You can’t flip a switch. The transition from departments to outcome pods typically takes 4 to 6 weeks of the 90-day transformation.

The first step is identifying the outcomes that matter. Most companies have 4 to 6 core metrics that drive everything. Map those.

The second step is assembling pods around those metrics. This means pulling people out of their department identity and into an outcome identity. It’s uncomfortable. People who’ve spent years as “the marketing team” now sit with engineers and data analysts. The reporting lines change.

The third step is building the intelligence layer so pods have shared context. Without this, you get pods operating in isolation — which is just departments with a new label.

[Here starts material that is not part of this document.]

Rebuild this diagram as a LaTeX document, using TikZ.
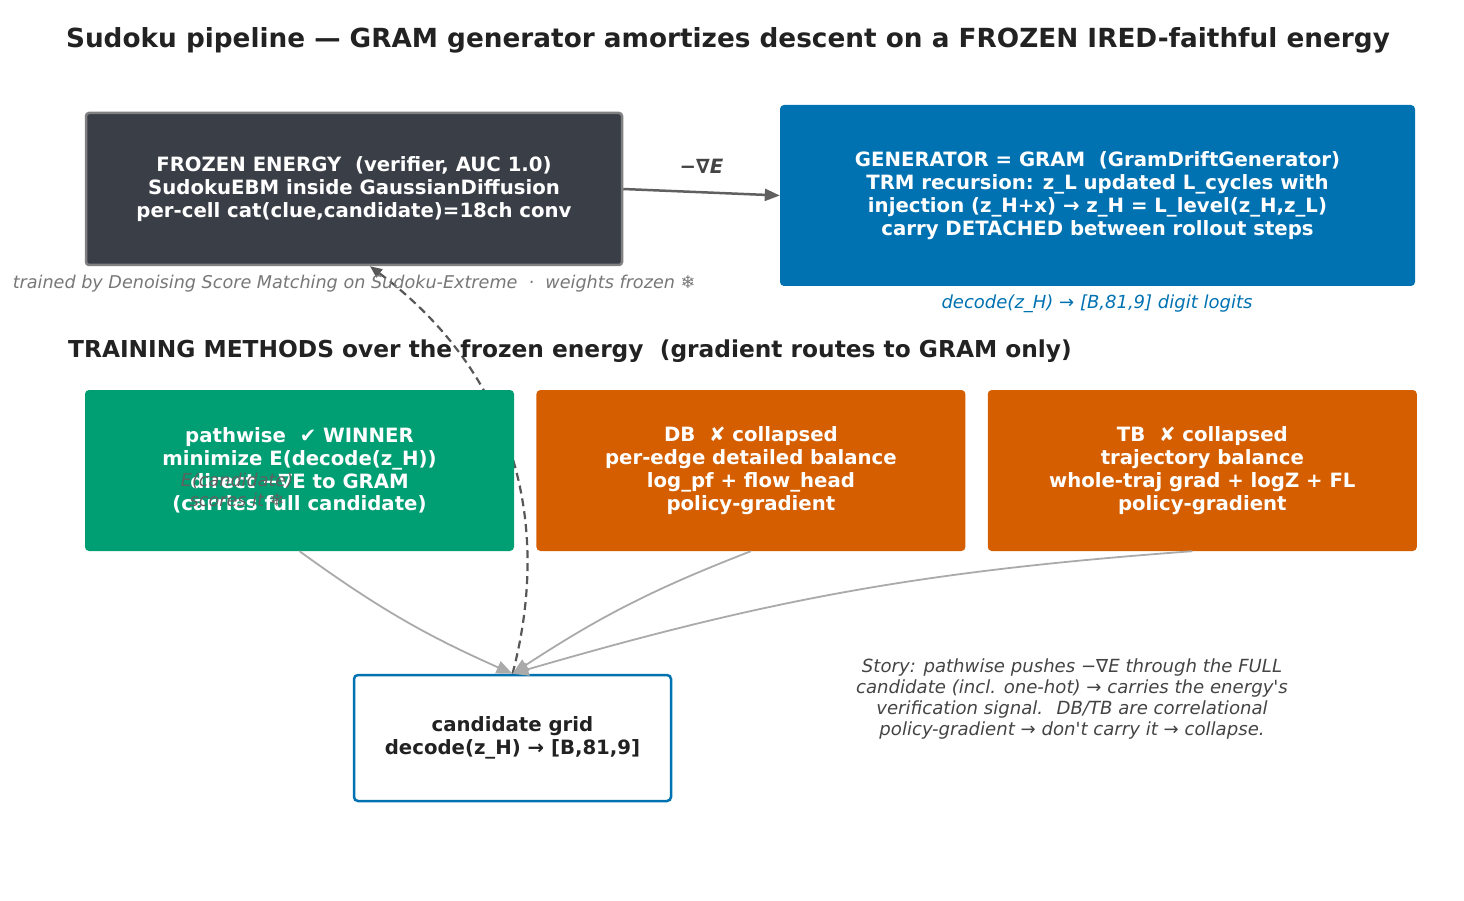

The fourth step is deploying AI agents within each pod to cover the skill gaps. This is where the leverage comes from. A 4-person pod with 3 AI agents has the functional coverage of a 12-person cross-functional team.

The Resistance

Every company we’ve done this with pushes back initially. Department heads feel threatened. Middle managers see their roles changing. People worry about losing their identity.

The ones who succeed through the transition are the ones where leadership is direct about what’s happening and why. Not a reorg dressed up as “empowerment.” An honest restructuring around the fact that AI has changed what a small team can accomplish, and the old structure is leaving that potential on the table.

The companies that try to do outcome pods while keeping the department structure intact — “matrix organizations” — get the worst of both worlds. Dual reporting lines, confused priorities, and no clear ownership.

Pick a structure. Commit to it. The org chart you drew five years ago was built for a world that no longer exists.